Duties of county auditor and engineer

AGLO 1980 No. 31

  • A county auditor is legally authorized to reject records of survey that do not meet the requirements set forth in chapter 332-130 WAC, chapter 58.09 RCW and chapter 58.17 RCW.
  • A county auditor is required by RCW 58.17.190 -- prior to approval by the appropriate local legislative body -- to refuse to accept for recordation any maps or representations which in fact constitute a "plat" of a "subdivision" required to be filed under chapter 58.17 RCW, and which otherwise contain a survey of such a subdivision.
  • The duties imposed by RCW 58.17.160 on a county engineer involve the performance of the governmental function of approval of data to enable the appropriate legislative body to pass on a proffered plat or replat - and not the conduct of such survey activities as are involved in the platting; accordingly, in carrying out such review functions and granting approval, the county engineer is not engaging in the practice of land surveying.

Property taxes

AGO 1975 No. 12RCW 58.08.040 does not require the payment of a deposit for anticipated property taxes upon the filing, pursuant to regulations adopted under RCW 58.17.060, of a short plat subsequent to May 31 in any year and prior to the date of collection of the taxes.


Area previously platted under prior law

AGLO 1974 No. 7 – The provisions of chapter 58.17 RCW are applicable to the sale of undeveloped lots in an area previously platted under chapter 58.08 RCW.

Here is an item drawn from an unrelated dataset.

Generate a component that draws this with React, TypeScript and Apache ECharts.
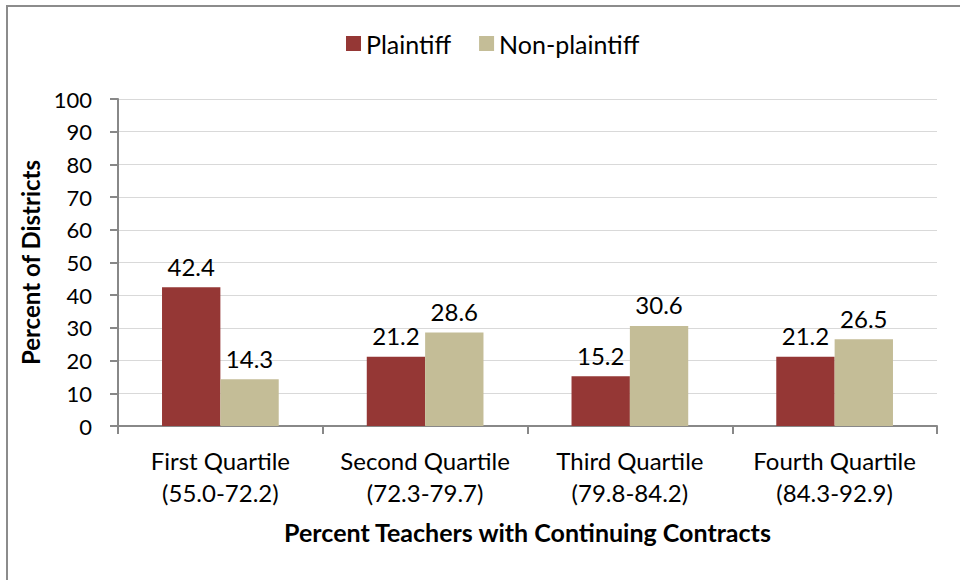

Notice of preliminary plat

AGO 1971 No. 9 – The notice requirements of RCW 58.17.080 relating to the filing of a preliminary plat of a proposed subdivision adjacent to or within one mile of the municipal boundaries of a city do apply to a proposed subdivision that is located totally within a certain city but is also located within one mile of the municipal boundaries of some one or more other cities.